■ AVAILABLE DATA ■
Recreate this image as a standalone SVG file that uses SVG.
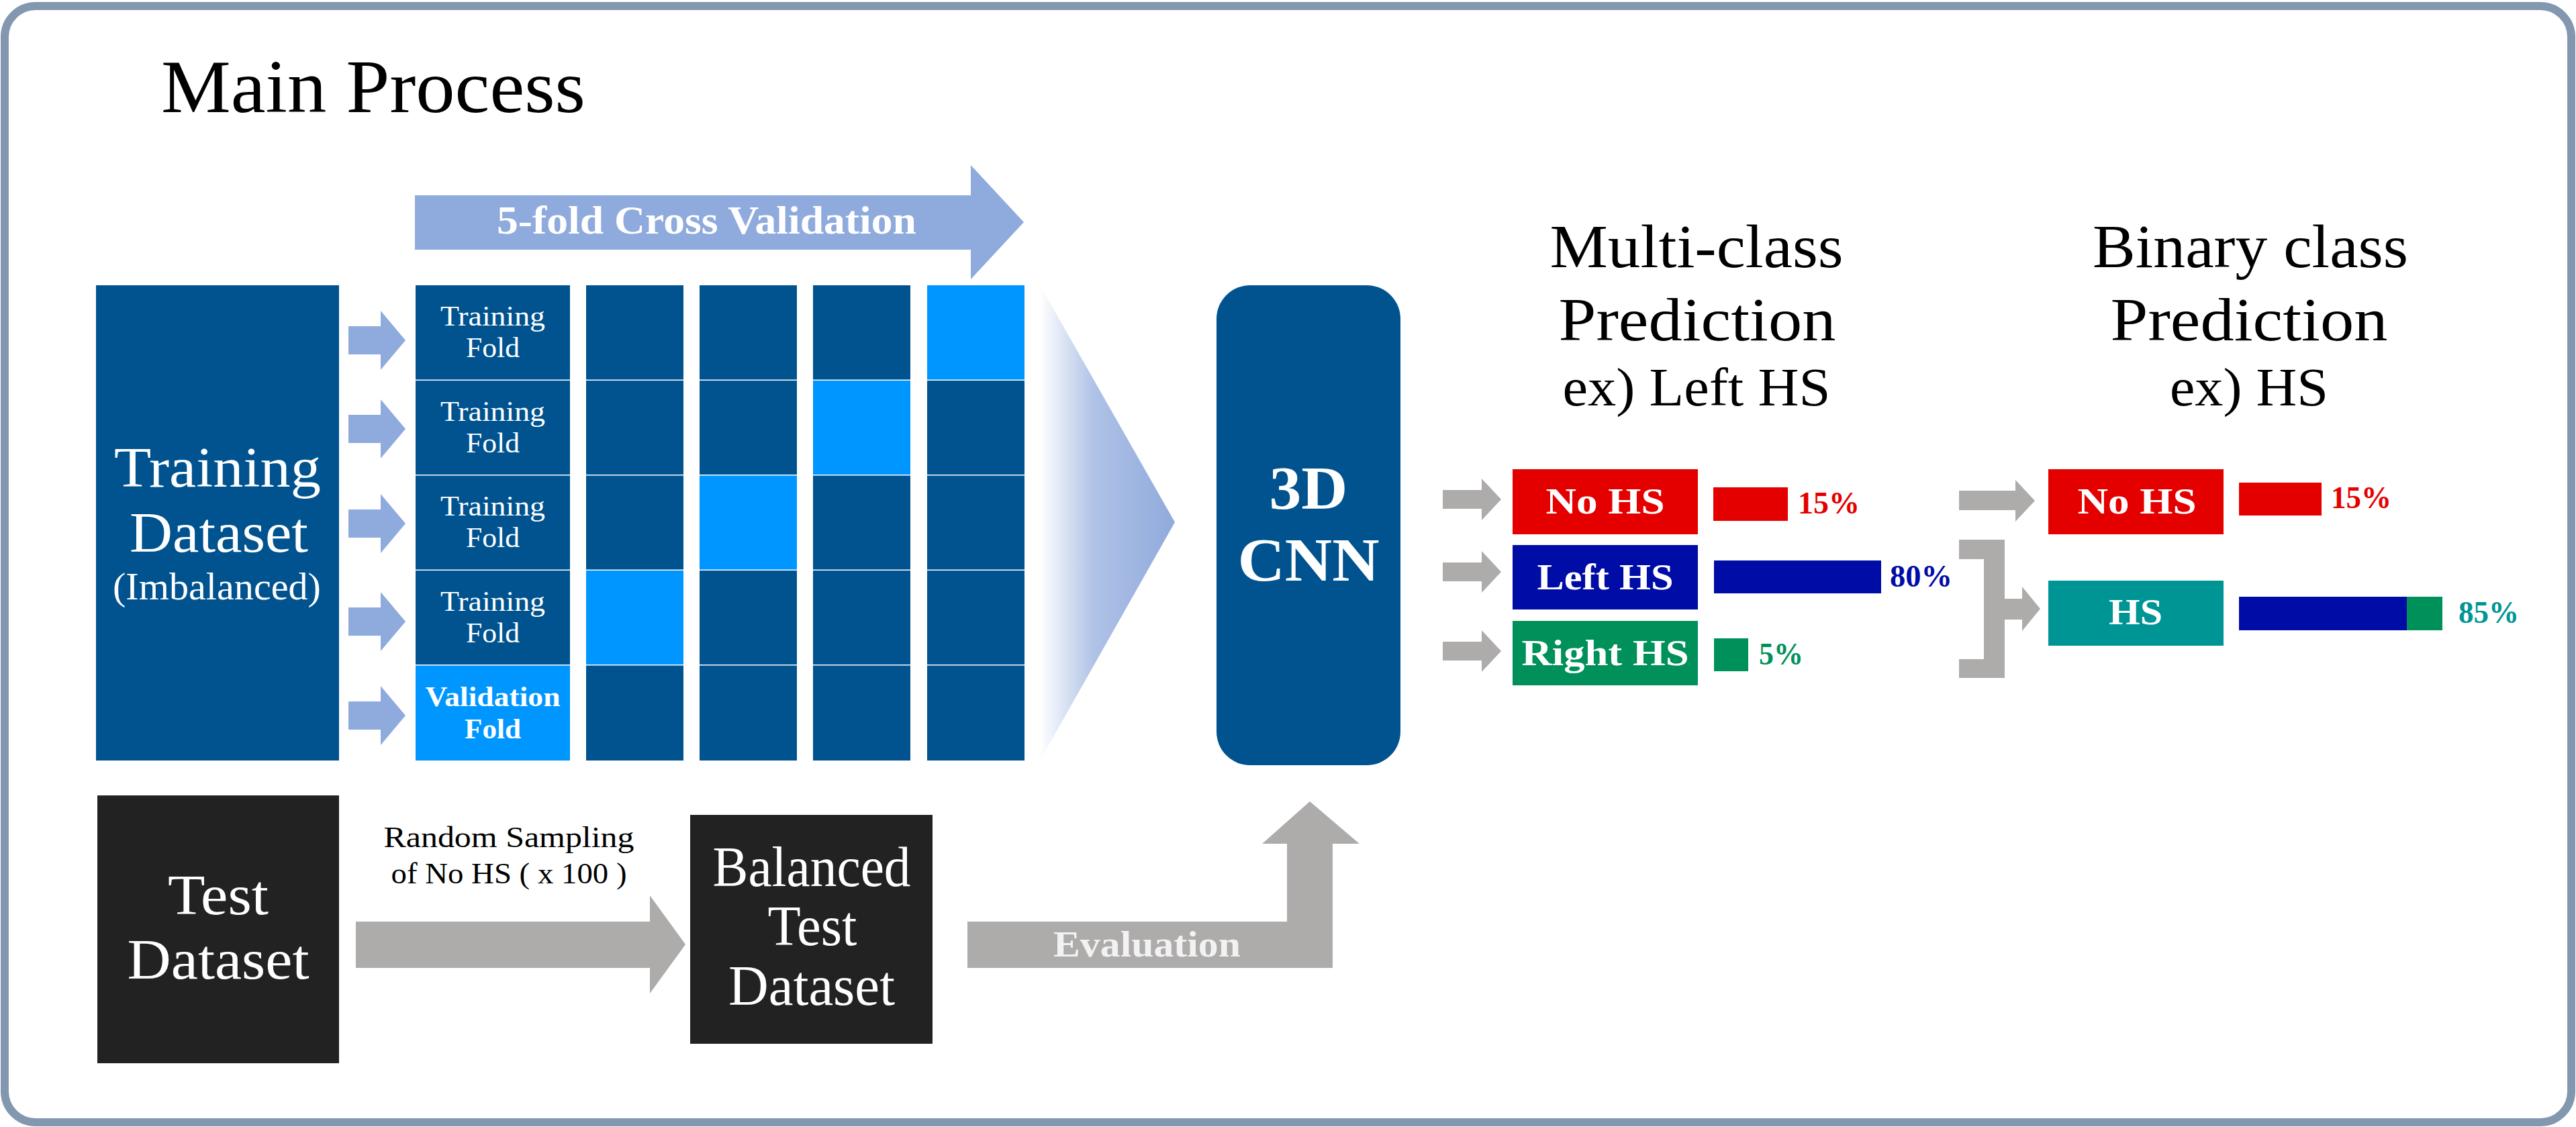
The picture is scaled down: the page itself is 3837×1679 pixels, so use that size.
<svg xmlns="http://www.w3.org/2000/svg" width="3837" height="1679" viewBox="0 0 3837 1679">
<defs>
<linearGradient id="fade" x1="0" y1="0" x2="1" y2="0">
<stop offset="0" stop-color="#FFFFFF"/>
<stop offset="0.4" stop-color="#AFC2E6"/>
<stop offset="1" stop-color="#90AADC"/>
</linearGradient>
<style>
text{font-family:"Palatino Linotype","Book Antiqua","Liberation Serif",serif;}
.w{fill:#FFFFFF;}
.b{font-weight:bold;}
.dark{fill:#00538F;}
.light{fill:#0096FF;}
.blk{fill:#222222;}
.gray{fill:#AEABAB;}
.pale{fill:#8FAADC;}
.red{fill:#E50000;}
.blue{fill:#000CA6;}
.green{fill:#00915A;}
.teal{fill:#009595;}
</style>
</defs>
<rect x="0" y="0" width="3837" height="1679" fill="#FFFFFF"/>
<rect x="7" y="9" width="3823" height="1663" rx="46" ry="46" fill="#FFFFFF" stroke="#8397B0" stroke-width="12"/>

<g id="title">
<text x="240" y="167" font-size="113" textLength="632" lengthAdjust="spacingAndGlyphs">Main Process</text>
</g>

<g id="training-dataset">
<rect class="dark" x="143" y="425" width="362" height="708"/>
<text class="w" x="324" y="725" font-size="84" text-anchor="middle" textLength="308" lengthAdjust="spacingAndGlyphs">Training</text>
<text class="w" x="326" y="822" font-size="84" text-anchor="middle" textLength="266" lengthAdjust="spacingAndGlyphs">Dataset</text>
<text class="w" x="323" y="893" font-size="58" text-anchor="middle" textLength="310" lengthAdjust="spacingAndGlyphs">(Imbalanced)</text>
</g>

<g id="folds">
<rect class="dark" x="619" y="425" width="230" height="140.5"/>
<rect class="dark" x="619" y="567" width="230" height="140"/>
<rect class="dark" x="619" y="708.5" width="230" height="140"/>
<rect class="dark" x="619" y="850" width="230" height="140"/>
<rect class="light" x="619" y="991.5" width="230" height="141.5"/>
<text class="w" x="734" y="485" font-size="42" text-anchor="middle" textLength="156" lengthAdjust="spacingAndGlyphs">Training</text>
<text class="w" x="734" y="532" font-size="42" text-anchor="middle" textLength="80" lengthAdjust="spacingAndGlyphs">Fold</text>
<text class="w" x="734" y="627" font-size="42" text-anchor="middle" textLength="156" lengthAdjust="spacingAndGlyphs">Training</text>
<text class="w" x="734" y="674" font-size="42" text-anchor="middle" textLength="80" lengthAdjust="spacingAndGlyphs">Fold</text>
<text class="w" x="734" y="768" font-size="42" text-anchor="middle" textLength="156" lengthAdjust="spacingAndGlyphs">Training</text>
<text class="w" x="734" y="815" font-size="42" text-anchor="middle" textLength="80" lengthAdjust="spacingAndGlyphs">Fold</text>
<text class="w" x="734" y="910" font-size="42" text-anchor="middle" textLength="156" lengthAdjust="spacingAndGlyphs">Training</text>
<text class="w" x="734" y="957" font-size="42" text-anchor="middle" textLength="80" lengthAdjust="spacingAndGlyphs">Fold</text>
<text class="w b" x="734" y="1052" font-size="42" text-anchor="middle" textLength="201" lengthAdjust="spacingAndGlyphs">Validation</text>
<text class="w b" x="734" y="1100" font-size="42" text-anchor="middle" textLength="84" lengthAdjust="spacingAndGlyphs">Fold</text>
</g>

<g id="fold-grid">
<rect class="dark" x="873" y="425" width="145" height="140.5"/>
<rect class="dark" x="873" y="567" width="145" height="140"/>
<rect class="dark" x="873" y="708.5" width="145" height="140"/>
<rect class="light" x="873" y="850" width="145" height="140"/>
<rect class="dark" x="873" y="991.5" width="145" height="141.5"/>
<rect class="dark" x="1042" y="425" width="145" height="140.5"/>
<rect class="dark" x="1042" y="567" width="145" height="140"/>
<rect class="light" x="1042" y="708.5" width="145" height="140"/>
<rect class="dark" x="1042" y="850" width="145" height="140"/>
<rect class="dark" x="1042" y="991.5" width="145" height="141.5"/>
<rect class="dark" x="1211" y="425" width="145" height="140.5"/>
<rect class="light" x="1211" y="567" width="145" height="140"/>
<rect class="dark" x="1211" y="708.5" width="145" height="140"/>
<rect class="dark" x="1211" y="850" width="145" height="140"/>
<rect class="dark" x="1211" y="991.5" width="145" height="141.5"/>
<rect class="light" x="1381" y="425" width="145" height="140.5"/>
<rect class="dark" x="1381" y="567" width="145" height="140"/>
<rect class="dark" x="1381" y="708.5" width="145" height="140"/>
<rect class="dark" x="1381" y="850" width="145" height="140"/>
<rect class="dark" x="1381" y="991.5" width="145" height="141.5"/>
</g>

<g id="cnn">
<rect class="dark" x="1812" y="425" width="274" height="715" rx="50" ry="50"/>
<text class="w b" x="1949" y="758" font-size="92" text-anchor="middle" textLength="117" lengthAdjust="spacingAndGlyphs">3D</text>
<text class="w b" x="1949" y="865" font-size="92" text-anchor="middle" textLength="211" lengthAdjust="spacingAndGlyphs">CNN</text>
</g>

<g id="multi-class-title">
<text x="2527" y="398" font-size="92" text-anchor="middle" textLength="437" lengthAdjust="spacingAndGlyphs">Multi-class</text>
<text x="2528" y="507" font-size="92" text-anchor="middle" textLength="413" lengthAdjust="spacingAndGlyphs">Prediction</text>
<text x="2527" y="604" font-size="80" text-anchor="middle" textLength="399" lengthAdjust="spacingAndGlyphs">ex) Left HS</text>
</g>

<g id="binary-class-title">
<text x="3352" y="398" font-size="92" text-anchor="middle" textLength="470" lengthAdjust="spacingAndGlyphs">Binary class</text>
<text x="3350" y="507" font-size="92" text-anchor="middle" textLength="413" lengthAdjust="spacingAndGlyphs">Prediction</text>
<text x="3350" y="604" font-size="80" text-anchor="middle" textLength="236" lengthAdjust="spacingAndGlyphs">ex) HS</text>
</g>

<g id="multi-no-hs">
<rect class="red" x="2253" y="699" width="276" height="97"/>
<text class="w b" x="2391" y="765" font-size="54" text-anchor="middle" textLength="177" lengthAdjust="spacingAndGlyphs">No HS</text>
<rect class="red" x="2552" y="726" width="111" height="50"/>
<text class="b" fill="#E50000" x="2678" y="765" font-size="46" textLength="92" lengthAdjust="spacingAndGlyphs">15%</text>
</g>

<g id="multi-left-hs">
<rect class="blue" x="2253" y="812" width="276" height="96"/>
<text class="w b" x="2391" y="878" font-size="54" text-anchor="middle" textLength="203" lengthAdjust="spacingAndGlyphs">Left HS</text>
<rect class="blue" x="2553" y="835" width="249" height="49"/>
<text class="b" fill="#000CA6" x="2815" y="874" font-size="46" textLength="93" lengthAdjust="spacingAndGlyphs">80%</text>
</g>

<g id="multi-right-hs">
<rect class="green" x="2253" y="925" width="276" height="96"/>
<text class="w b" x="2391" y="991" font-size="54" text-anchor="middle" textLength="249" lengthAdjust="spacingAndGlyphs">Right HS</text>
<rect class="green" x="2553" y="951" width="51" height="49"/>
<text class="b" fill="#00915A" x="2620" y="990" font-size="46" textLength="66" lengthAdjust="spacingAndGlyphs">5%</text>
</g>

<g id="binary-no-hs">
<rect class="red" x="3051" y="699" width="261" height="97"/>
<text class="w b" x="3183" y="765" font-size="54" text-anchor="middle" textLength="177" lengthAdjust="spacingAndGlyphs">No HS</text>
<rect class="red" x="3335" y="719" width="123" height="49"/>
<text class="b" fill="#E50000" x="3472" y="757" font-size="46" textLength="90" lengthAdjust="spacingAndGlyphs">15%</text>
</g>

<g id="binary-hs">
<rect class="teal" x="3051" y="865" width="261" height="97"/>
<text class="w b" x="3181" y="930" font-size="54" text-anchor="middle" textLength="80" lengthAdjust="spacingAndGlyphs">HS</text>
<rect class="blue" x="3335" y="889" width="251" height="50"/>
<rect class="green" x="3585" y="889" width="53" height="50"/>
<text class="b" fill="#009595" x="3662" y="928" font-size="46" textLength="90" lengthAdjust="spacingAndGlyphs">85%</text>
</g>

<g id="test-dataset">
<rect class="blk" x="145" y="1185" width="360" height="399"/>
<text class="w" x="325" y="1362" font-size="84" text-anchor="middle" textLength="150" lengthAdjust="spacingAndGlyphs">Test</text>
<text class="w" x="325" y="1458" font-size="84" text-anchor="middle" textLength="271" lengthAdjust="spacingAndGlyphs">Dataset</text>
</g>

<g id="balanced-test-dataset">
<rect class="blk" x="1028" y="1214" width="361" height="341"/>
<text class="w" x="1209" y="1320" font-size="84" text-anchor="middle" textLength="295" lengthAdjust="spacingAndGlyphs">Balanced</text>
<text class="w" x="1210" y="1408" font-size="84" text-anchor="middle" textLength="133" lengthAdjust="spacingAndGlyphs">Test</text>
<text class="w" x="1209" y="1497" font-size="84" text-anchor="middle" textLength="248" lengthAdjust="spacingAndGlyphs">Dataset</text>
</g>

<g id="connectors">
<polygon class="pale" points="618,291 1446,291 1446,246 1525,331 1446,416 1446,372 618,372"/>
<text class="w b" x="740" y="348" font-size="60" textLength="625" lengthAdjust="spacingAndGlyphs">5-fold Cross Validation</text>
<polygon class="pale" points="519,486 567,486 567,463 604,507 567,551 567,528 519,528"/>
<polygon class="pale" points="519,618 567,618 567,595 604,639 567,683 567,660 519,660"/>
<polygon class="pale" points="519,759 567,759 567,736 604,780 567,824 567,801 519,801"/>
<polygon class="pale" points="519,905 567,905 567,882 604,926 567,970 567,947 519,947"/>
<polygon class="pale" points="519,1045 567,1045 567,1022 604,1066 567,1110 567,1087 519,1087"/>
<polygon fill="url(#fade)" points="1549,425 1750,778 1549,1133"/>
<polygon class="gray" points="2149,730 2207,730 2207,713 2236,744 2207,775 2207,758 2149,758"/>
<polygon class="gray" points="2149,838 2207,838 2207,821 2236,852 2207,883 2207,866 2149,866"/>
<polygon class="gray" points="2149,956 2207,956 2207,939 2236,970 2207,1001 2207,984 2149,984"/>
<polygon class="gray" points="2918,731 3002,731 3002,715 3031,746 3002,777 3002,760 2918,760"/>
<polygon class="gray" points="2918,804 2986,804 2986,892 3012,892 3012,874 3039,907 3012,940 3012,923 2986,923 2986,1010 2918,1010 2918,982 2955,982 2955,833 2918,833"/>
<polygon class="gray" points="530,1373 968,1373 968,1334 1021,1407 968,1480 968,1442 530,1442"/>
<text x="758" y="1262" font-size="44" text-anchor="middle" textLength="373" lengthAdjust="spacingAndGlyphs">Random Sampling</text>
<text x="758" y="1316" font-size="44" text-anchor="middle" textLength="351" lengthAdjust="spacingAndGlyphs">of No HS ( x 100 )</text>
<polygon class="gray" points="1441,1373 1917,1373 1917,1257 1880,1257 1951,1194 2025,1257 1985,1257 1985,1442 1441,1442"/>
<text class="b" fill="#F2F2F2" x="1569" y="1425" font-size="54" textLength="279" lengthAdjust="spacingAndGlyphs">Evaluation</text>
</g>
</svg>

■ EXERCISE INSTRUCTIONS ■
Gather every line from the listing above in which "that" appears, and copy those lines.

■ THE REPLY ■
Recreate this image as a standalone SVG file that uses SVG.
The picture is scaled down: the page itself is 3837×1679 pixels, so use that size.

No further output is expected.